Perhaps the most important way to get your husband to do special things for you is by leading by example, meaning to also do special things for him.
If you want him to take you on dates, take him on dates.
If you want more surprise gifts from him, buy him surprise gifts.
If you want him to be romantic, be romantic towards him too.
If your husband loves you, he will reciprocate your gestures.
While it’s okay to expect your husband to do special things for you, you should also do special things for yourself.
Practise self-love.
You know what you want best and how you want to be treated to feel special.

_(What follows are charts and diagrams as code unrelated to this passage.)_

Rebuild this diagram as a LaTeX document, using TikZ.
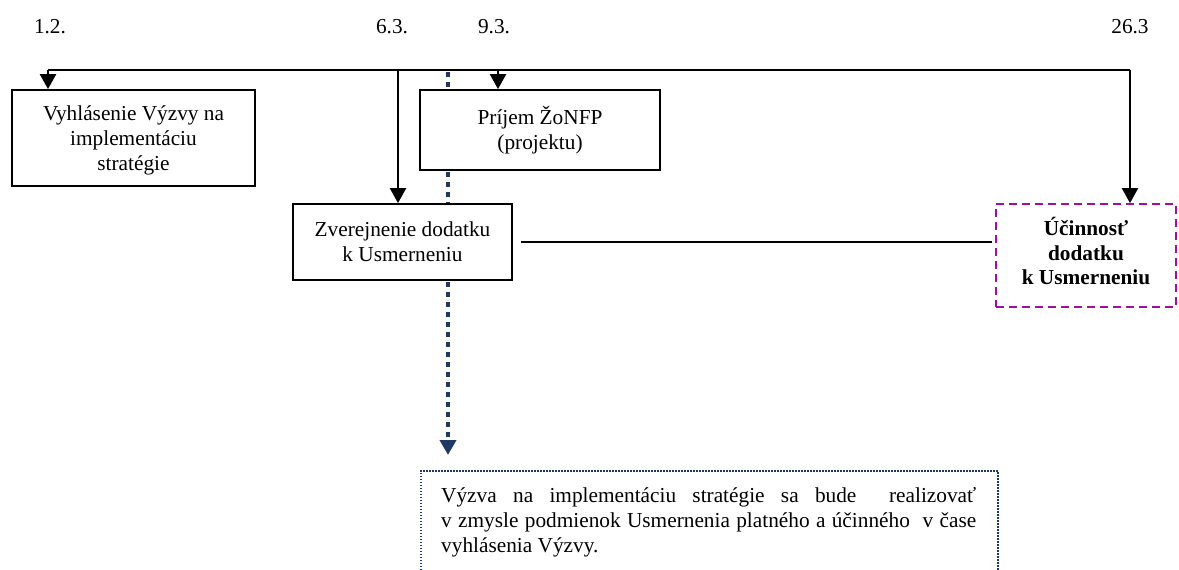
\documentclass[tikz,border=0pt]{standalone}
\usepackage{fontspec}
\setmainfont{Liberation Serif}
\usetikzlibrary{arrows.meta,backgrounds}

\definecolor{dotblue}{RGB}{31,56,100}
\definecolor{dashpurple}{RGB}{160,16,160}

\tikzset{
    txt/.style={font=\fontsize{21.3}{24.8}\selectfont},
    box/.style={txt, draw, line width=1.8pt, fill=white, align=center, inner sep=0pt},
    datum/.style={txt, anchor=base, inner sep=0pt},
    link/.style={line width=2.2pt},
    tick/.style={line width=2.4pt, -{Triangle[width=16pt,length=15pt]}},
    dots/.style={dotblue, line width=4.8pt, dash pattern=on 4.5pt off 5.5pt, -{Triangle[width=16pt,length=15pt]}}
}

\begin{document}
\begin{tikzpicture}[x=1pt,y=1pt,yscale=-1,xscale=1]
            \useasboundingbox (0,0) rectangle (1179,570);

            % Text Node
            \node[datum] (d12) at (50,34) {1.2.};
            % Text Node
            \node[datum] (d63) at (392,34) {6.3.};
            % Text Node
            \node[datum] (d93) at (494,34) {9.3.};
            % Text Node
            \node[datum] (d263) at (1130,34) {26.3};

            %Shape: Rectangle
            \node[box, minimum width=243, minimum height=96] (vyhl) at (133.5,138) {\rule{0pt}{20pt}Vyhlásenie Výzvy na\\implementáciu\\stratégie};
            %Shape: Rectangle
            \node[box, minimum width=240, minimum height=80] (prij) at (540,130) {Príjem ŽoNFP\\(projektu)};
            %Shape: Rectangle
            \node[box, minimum width=219, minimum height=76] (zver) at (402.5,242) {Zverejnenie dodatku\\k Usmerneniu};
            %Shape: Rectangle (dashed)
            \node[box, draw=dashpurple, dash pattern=on 8pt off 5pt, minimum width=180, minimum height=103, font=\fontsize{21.3}{24.8}\selectfont\bfseries] (ucin) at (1086,255.5) {Účinnosť\\dodatku\\k Usmerneniu\rule[-9pt]{0pt}{9pt}};
            %Shape: Rectangle (dotted)
            \node[draw=dotblue, line width=1.5pt, dash pattern=on 1.5pt off 1.5pt, anchor=north west, minimum width=577, minimum height=140, inner sep=0pt] (note) at (420,470) {};
            % Text Node
            \node[anchor=north west, inner sep=0pt, text width=535pt, align=justify, font=\fontsize{21.3}{25}\selectfont] (notetext) at (441,487) {Výzva na implementáciu stratégie sa bude \ realizovať\linebreak v zmysle podmienok Usmernenia platného a účinného \ v čase\linebreak vyhlásenia Výzvy.};

            %Straight Lines
            \coordinate (c12) at (48,70);
            \coordinate (c63) at (398,70);
            \coordinate (c93) at (498,70);
            \coordinate (c263) at (1130,70);
            \coordinate (ctop) at (448,72);
            \draw[link] (c12) -- (c263);
            \draw[tick] (c12) -- (c12 |- vyhl.north);
            \draw[tick] (c63) -- (c63 |- zver.north);
            \draw[tick] (c93) -- (c93 |- prij.north);
            \draw[tick] (c263) -- (c263 |- ucin.north);
            \draw[link] ([xshift=8pt]zver.east) -- ([xshift=-3pt]zver.east -| ucin.west);

            %Dotted arrow
            \begin{scope}[on background layer]
            \draw[dots, shorten >=15pt] (ctop) -- (ctop |- note.north);
            \end{scope}

        \end{tikzpicture}
\end{document}
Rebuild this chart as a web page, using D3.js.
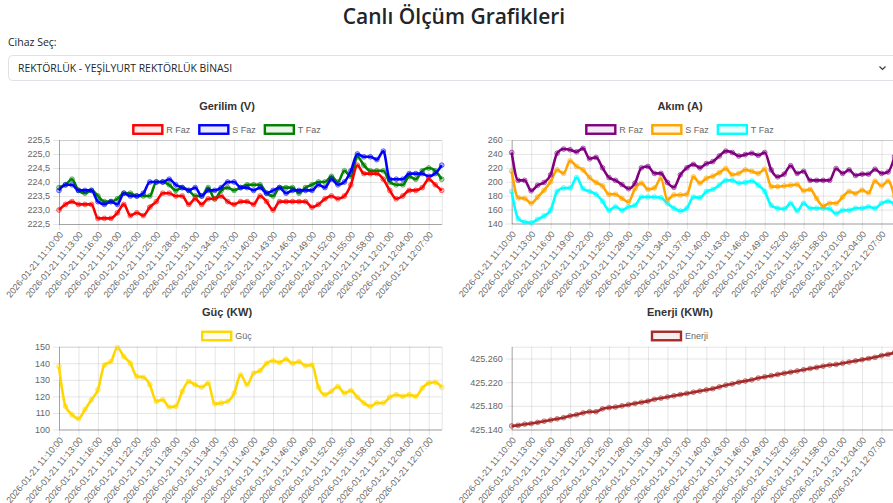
<!DOCTYPE html>
<html>
<head>
<meta charset="utf-8">
<script src="https://cdn.jsdelivr.net/npm/d3@7"></script>
<style>
  body { margin: 0; background: #fff; overflow: hidden; }
  text { font-family: "Liberation Sans", Arial, sans-serif; }
  .hdr { font-family: "Open Sans", "Noto Sans", sans-serif; fill: #212529; }
</style>
</head>
<body>
<svg id="page" width="893" height="503"></svg>
<script>
//
// Data
//

// one reading per minute on 2026-01-21
var day = '2026-01-21'
var minutes = [
  '11:10','11:11','11:12','11:13','11:14','11:15','11:16','11:17','11:18','11:19',
  '11:20','11:21','11:22','11:23','11:24','11:25','11:26','11:27','11:28','11:29',
  '11:30','11:31','11:32','11:33','11:34','11:35','11:36','11:37','11:38','11:39',
  '11:40','11:41','11:42','11:43','11:44','11:45','11:46','11:47','11:48','11:49',
  '11:50','11:51','11:52','11:53','11:54','11:55','11:56','11:57','11:58','11:59',
  '12:00','12:01','12:02','12:03','12:04','12:05','12:06','12:07','12:08','12:09'
]

var gerilimR = [
  223.0,223.2,223.3,223.2,223.2,223.2,222.7,222.7,222.7,222.9,
  223.2,222.8,222.9,222.8,223.1,223.3,223.6,223.6,223.5,223.5,
  223.2,223.4,223.2,223.4,223.4,223.5,223.3,223.2,223.3,223.3,
  223.2,223.5,223.3,223.0,223.3,223.3,223.3,223.3,223.3,223.1,
  223.2,223.4,223.5,223.4,223.5,223.9,224.6,224.3,224.3,224.3,
  224.1,223.7,223.4,223.5,223.7,223.7,223.8,224.1,223.9,223.7
]
var gerilimS = [
  223.7,223.9,223.9,223.7,223.7,223.7,223.3,223.2,223.3,223.2,
  223.6,223.5,223.5,223.6,224.0,224.0,224.0,224.1,223.9,223.8,
  223.7,223.8,223.5,223.7,223.7,223.8,224.0,224.0,223.8,223.8,
  223.7,223.8,223.6,223.7,223.8,223.6,223.7,223.7,223.7,223.7,
  223.9,223.8,224.1,223.9,224.0,224.4,225.0,224.9,224.9,224.8,
  225.1,224.1,224.1,224.1,224.3,224.3,224.3,224.2,224.3,224.6
]
var gerilimT = [
  223.8,223.9,224.1,223.7,223.6,223.7,223.5,223.3,223.3,223.4,
  223.6,223.6,223.5,223.5,223.5,224.0,224.0,223.9,223.7,223.8,
  223.7,223.5,223.5,223.8,223.4,223.7,223.8,223.7,223.8,223.9,
  223.9,223.9,223.6,223.5,223.8,223.8,223.8,223.6,223.8,223.9,
  224.0,224.0,224.2,224.0,224.4,224.2,224.9,224.6,224.4,224.4,
  224.4,224.0,223.9,223.9,224.2,224.1,224.4,224.5,224.4,224.1
]

var akimR = [
  242,202,202,187,195,199,210,241,247,246,
  243,248,233,235,220,206,202,196,190,198,
  220,222,212,212,199,192,210,220,225,220,
  226,229,237,244,242,237,239,241,238,242,
  217,207,211,223,212,215,202,202,202,202,
  219,212,217,209,211,211,218,212,214,236
]
var akimS = [
  215,177,176,169,178,188,200,217,212,230,
  222,217,206,199,194,182,182,176,171,190,
  198,189,191,205,174,181,181,182,207,198,
  205,208,213,219,210,212,217,215,212,218,
  193,193,194,195,196,187,189,176,165,169,
  169,178,186,183,188,184,201,194,201,179
]
var akimT = [
  186,147,142,141,146,151,159,186,191,191,
  206,190,186,182,172,159,164,159,164,166,
  178,178,178,177,169,162,158,162,178,177,
  186,189,195,202,202,198,199,201,195,186,
  166,162,161,169,158,169,162,162,162,161,
  154,159,159,162,162,164,162,169,172,168
]

var guc = [
  138,114,109,106.5,112,118,124,139,141,149.5,
  144,140,132,131.5,127,117,118,113.5,114,123,
  129,127,125.5,128,115.5,116,117,122,133,127,
  134,135.5,140,141.5,140.5,142.5,140,141,138.5,139,
  125.5,121,123,126,122,123.5,119.5,116,114,116,
  116,119.5,121,120,121,120,125,128,128.5,125.5
]

var enerji = [
  425.146,425.147,425.149,425.150,425.152,425.154,425.156,425.158,425.160,425.163,
  425.165,425.168,425.170,425.170,425.175,425.177,425.178,425.180,425.182,425.184,
  425.186,425.188,425.191,425.193,425.195,425.197,425.199,425.201,425.203,425.205,
  425.207,425.209,425.212,425.215,425.217,425.220,425.222,425.224,425.227,425.229,
  425.231,425.233,425.235,425.237,425.239,425.241,425.243,425.245,425.247,425.249,
  425.250,425.252,425.254,425.256,425.258,425.260,425.262,425.265,425.267,425.270
]

// y ticks
var gerilimTicks = [222.5, 223, 223.5, 224, 224.5, 225, 225.5]
var akimTicks = [140, 160, 180, 200, 220, 240, 260]
var gucTicks = [100, 110, 120, 130, 140, 150]
var enerjiTicks = [425.14, 425.18, 425.22, 425.26]

//
// Configuration
//

var tickEvery = 3
var gridColor = 'rgba(0,0,0,0.1)'
var tickColor = '#666'
var commaFmt = function(d) { return d3.format('.1f')(d).replace('.', ',') }

var charts = [
  { title: 'Gerilim (V)', cx: 227, left: 59, right: 441.7, top: 140, bottom: 224,
    titleY: 106, legendY: 129.5, domain: [222.5, 225.5], ticks: gerilimTicks, fmt: commaFmt,
    series: [
      { name: 'R Faz', values: gerilimR, color: '#ff0000' },
      { name: 'S Faz', values: gerilimS, color: '#0000ff' },
      { name: 'T Faz', values: gerilimT, color: '#008000' }
    ] },
  { title: 'Akım (A)', cx: 680, left: 511.7, right: 894.5, top: 140, bottom: 223.5,
    titleY: 106, legendY: 129.5, domain: [140, 260], ticks: akimTicks, fmt: d3.format('d'),
    series: [
      { name: 'R Faz', values: akimR, color: '#800080' },
      { name: 'S Faz', values: akimS, color: '#ffa500' },
      { name: 'T Faz', values: akimT, color: '#00ffff' }
    ] },
  { title: 'Güç (KW)', cx: 227, left: 59, right: 441.7, top: 346.7, bottom: 429.5,
    titleY: 312, legendY: 336, domain: [100, 150], ticks: gucTicks, fmt: d3.format('d'),
    series: [
      { name: 'Güç', values: guc, color: '#ffd700' }
    ] },
  { title: 'Enerji (KWh)', cx: 680, left: 511.7, right: 894.5, top: 346.7, bottom: 429.5,
    titleY: 312, legendY: 336, domain: [425.14, 425.28], ticks: enerjiTicks, fmt: d3.format('.3f'),
    series: [
      { name: 'Enerji', values: enerji, color: '#a52a2a' }
    ] }
]

var svg = d3.select('#page')

//
// Header
//

svg.append('text').attr('class', 'hdr')
  .attr('x', 454).attr('y', 24)
  .attr('text-anchor', 'middle')
  .style('font-size', '21px').style('font-weight', 600)
  .text('Canlı Ölçüm Grafikleri')

svg.append('text').attr('class', 'hdr')
  .attr('x', 8).attr('y', 46)
  .style('font-size', '10.5px')
  .text('Cihaz Seç:')

svg.append('rect')
  .attr('x', 8.5).attr('y', 55.5).attr('width', 900).attr('height', 25).attr('rx', 4)
  .attr('fill', '#fff').attr('stroke', '#dee2e6')

svg.append('text').attr('class', 'hdr')
  .attr('x', 18).attr('y', 71.5)
  .style('font-size', '10.4px')
  .text('REKTÖRLÜK - YEŞİLYURT REKTÖRLÜK BİNASI')

svg.append('path')
  .attr('d', 'M879.5,66.5 L882.5,69.5 L885.5,66.5')
  .attr('fill', 'none').attr('stroke', '#343a40').attr('stroke-width', 1.2)

//
// Charts
//

function fade(color, a) {
  var c = d3.color(color)
  c.opacity = a
  return c.toString()
}

function drawChart(c) {
  var g = svg.append('g')
  var idx = d3.range(minutes.length)
  var x = d3.scalePoint().domain(idx).range([c.left, c.right])
  var y = d3.scaleLinear().domain(c.domain).range([c.bottom, c.top])
  var shown = idx.filter(function(i) { return i % tickEvery === 0 })
  var w = c.right - c.left
  var h = c.bottom - c.top

  // grid
  g.append('g')
    .attr('transform', 'translate(' + c.left + ',0)')
    .call(d3.axisLeft(y).tickValues(c.ticks).tickSize(-w).tickFormat(''))
  g.append('g')
    .attr('transform', 'translate(0,' + c.bottom + ')')
    .call(d3.axisBottom(x).tickValues(shown).tickSize(-h).tickFormat(''))

  // axes
  g.append('g')
    .attr('transform', 'translate(' + c.left + ',0)')
    .call(d3.axisLeft(y).tickValues(c.ticks).tickSize(6).tickSizeOuter(0).tickPadding(3).tickFormat(c.fmt))
  var xa = g.append('g')
    .attr('transform', 'translate(0,' + c.bottom + ')')
    .call(d3.axisBottom(x).tickValues(shown).tickSize(6).tickSizeOuter(0)
      .tickFormat(function(i) { return day + ' ' + minutes[i] + ':00' }))

  g.selectAll('.domain').attr('stroke', gridColor)
  g.selectAll('.tick line').attr('stroke', gridColor)
  g.selectAll('.tick text').attr('fill', tickColor).style('font-size', '9px')
    .style('font-family', '"Liberation Sans", Arial, sans-serif')

  xa.selectAll('.tick text')
    .attr('text-anchor', 'end')
    .attr('dy', '0.32em')
    .attr('y', 0)
    .attr('transform', 'translate(2,9) rotate(-50)')

  // lines, first dataset on top
  var line = d3.line()
    .x(function(d, i) { return x(i) })
    .y(function(d) { return y(d) })
    .curve(d3.curveMonotoneX)

  c.series.slice().reverse().forEach(function(s) {
    g.append('path')
      .datum(s.values)
      .attr('d', line)
      .attr('fill', 'none')
      .attr('stroke', s.color)
      .attr('stroke-width', 2.6)
      .attr('stroke-linejoin', 'round')
    g.append('g').selectAll('circle')
      .data(s.values)
      .join('circle')
      .attr('cx', function(d, i) { return x(i) })
      .attr('cy', function(d) { return y(d) })
      .attr('r', 2.4)
      .attr('fill', fade(s.color, 0.25))
      .attr('stroke', fade(s.color, 0.55))
      .attr('stroke-width', 1)
  })

  // title
  g.append('text')
    .attr('x', c.cx).attr('y', c.titleY)
    .attr('text-anchor', 'middle').attr('dy', '0.35em')
    .style('font-size', '11px').style('font-weight', 'bold')
    .attr('fill', '#333')
    .text(c.title)

  // legend
  var boxW = 29, boxH = 8.5, gap = 4, sep = 9
  var lg = g.append('g')
  var items = c.series.map(function(s) {
    var t = lg.append('text')
      .attr('y', c.legendY).attr('dy', '0.35em')
      .style('font-size', '9px').attr('fill', tickColor)
      .text(s.name)
    return { s: s, t: t, tw: t.node().getComputedTextLength() }
  })
  var total = d3.sum(items, function(d) { return boxW + gap + d.tw }) + sep * (items.length - 1)
  var cur = c.cx - total / 2
  items.forEach(function(d) {
    lg.append('rect')
      .attr('x', cur).attr('y', c.legendY - boxH / 2)
      .attr('width', boxW).attr('height', boxH)
      .attr('fill', fade(d.s.color, 0.08))
      .attr('stroke', d.s.color).attr('stroke-width', 2.4)
    d.t.attr('x', cur + boxW + gap)
    cur += boxW + gap + d.tw + sep
  })
}

charts.forEach(drawChart)
</script>
</body>
</html>
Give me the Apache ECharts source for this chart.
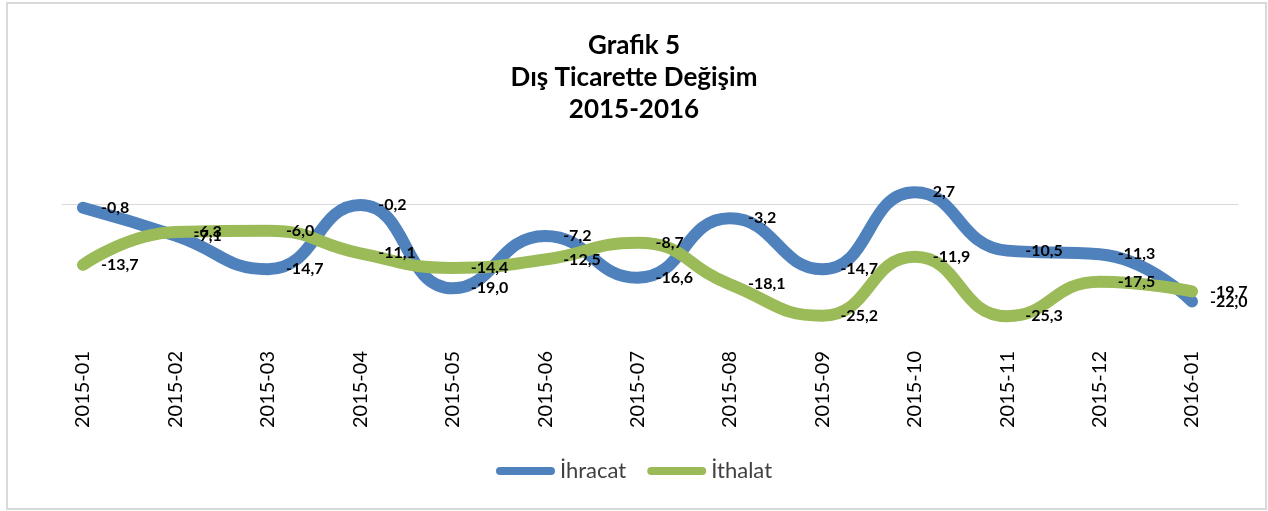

Go on and do it for yourself.
Your husband will learn how to treat you when he sees how you treat yourself.
READ MORE
”My husband finds fault with everything I do”
CatBee
Sunday 26th of February 2023
Wow, really? How about when a wife is very specific? Here's a small example of what happened to me. Just an fyi, these are very simple examples of what I've been dealing with for 44 years...I asked my husband to find someone to move the armoire from the upstairs to the downstairs because I needed it in the kitchen to use as extra pantry storage. He said 'ok'. After 6 months and several reminders, its still upstairs. This armoire would make it easier for me to organize our food storage and provide a place to keep my cookbooks. Wow-wee, I guess it was too much to ask. Another recent example, I told him how much I would love to have a cut piece of tree trunk placed in the meadow to sit on so I could relax and pray. I've mentioned it several times. This evening, I found a listing on FB Marketplace for FREE tree stumps..I show it to him, saying "one of these would be great for me to sit on in the meadow". He glances at it, says, "ya those are nice", then proceeds to watch a movie on his iPad. Reality check: THERE IS ABSOLUTELY NOTHING I CAN DO ANY DIFFERENT TO FREAKIN' HELP MY HUSBAND DO ANYTHING SPECIAL FOR ME. Some men live for themselves. Period. I've done all I could. And I'm done.
Mabel's Blog
Monday 27th of February 2023
Oh, it hurts so bad to have a husband who lives for himself. I pray God touches his heart, so he repents soon.